Hosted data-sets that are fully cleaned, verified and kept up to date. You pay a fee for the feed, which essentially covers initial and on-going curation. Fees would probably be based on usage (dev/test/commercial etc) but also the realistic market value of curation.

There's a mile of difference between a data-set that's been fed through a few cleaners and is 99% right, and one that is thoroughly checked, 99.99% right, and still updated as such with little delay. The former is the "one-man dev looking for easy passive income", the latter is the "quality datasets taken seriously".

3 comments

Algo trading is about having the edge.

The edge is something you have and other people don't.

Enjoy your feature engineering.

(Meaning: selling the same curated data product to many customers undermines its value. Overpricing it and selling only to the selected few, on the other hand...)

But this is algo trading specifically, the scope for curated datasets is larger.

Plus, what stops anyone building on top of a dataset? If this isn't dive ebay value do any third parties add?

A dataset sold to many customers doesn't undermine the price charged by the seller, as there would be no competitive advantage by not using it either.

s/"dive ebay"/"done, what"/

And to clarify the last point:

If a create a dataset for $100 I could sell it to one person for $120, or 6 for $20 - I make the same even if the value to each individual client is reduced; on the other hand, the value to each client versus* making their own is (120-100=) $20 in the first case, but (120-20=) $100 in the second, so fewer clients are likely to "roll their own" competing datasets.

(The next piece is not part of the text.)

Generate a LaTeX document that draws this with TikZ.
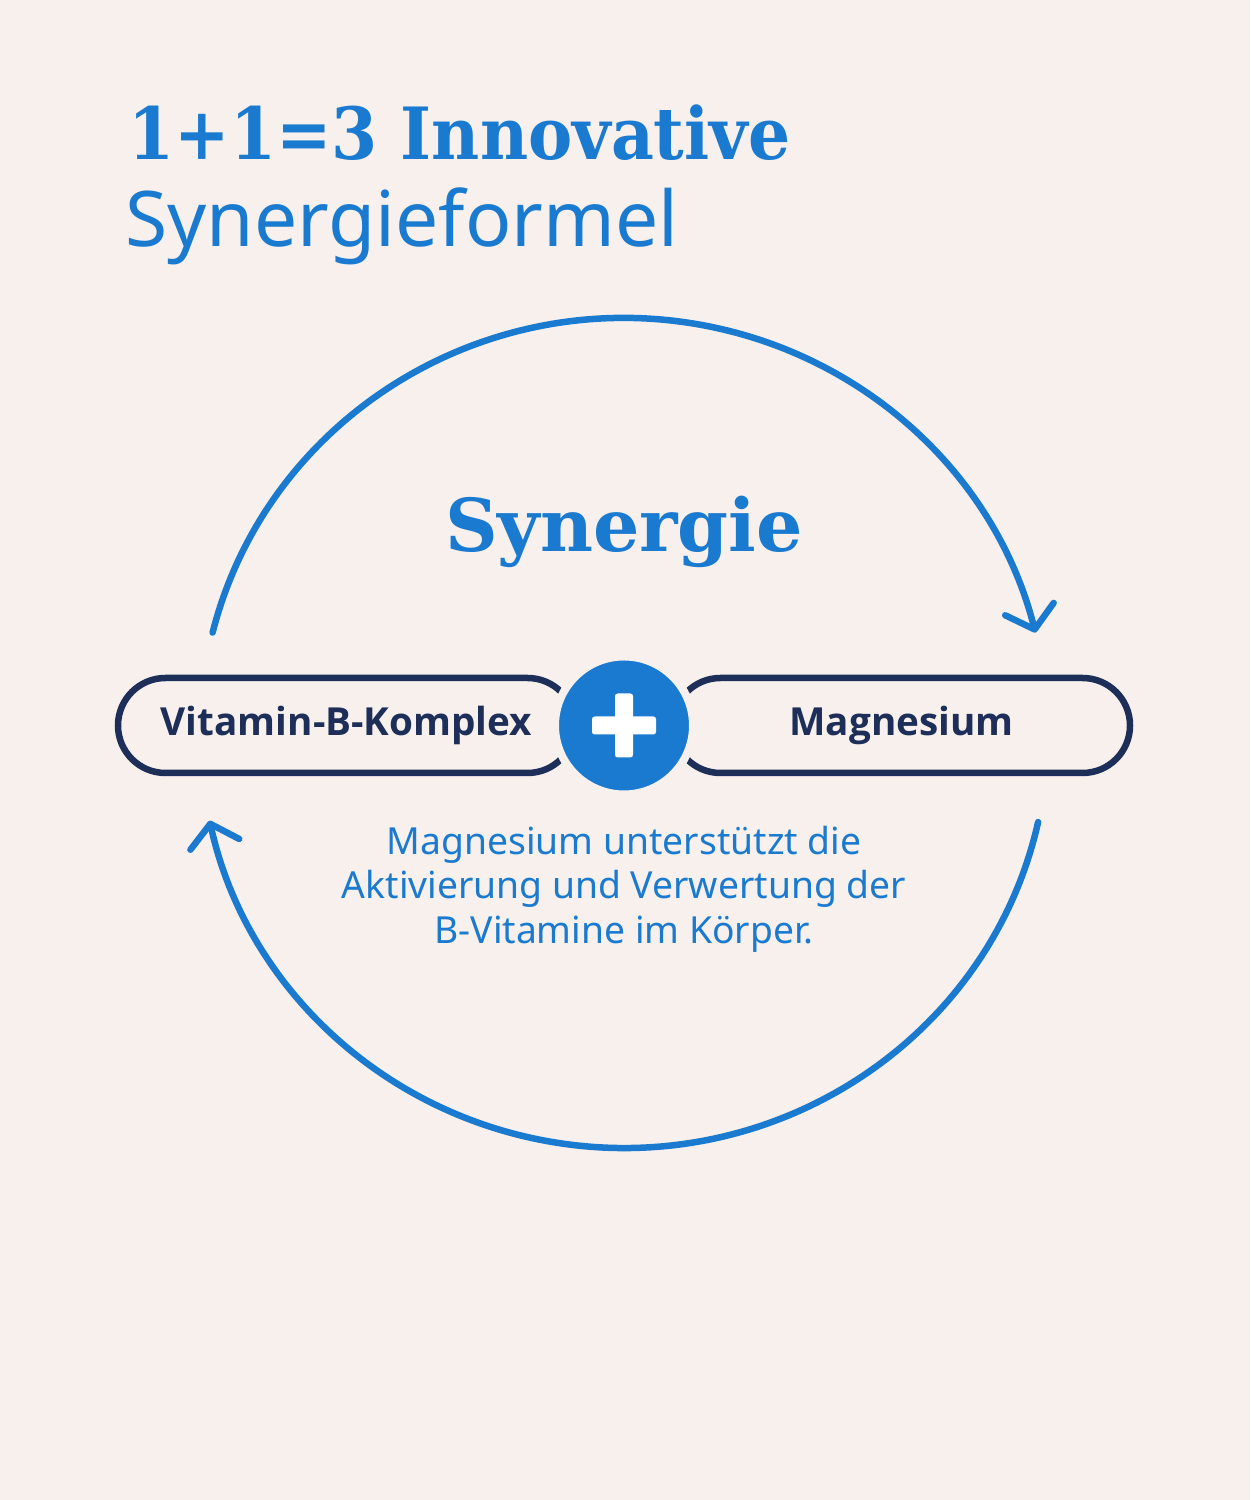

Seems like neural networks would have some advantage here...
What sort of datasets do quants and finance need? For finance, I imagine it has to be both accurate and realtime for it to be of any value?
Accurate yes. Realtime not necessarily. EOD risk doesn't need real time market data.
Yes where are these data sets ?
That's been around for 20 years, and comes with it's own hardware platform (the Bloomberg terminal).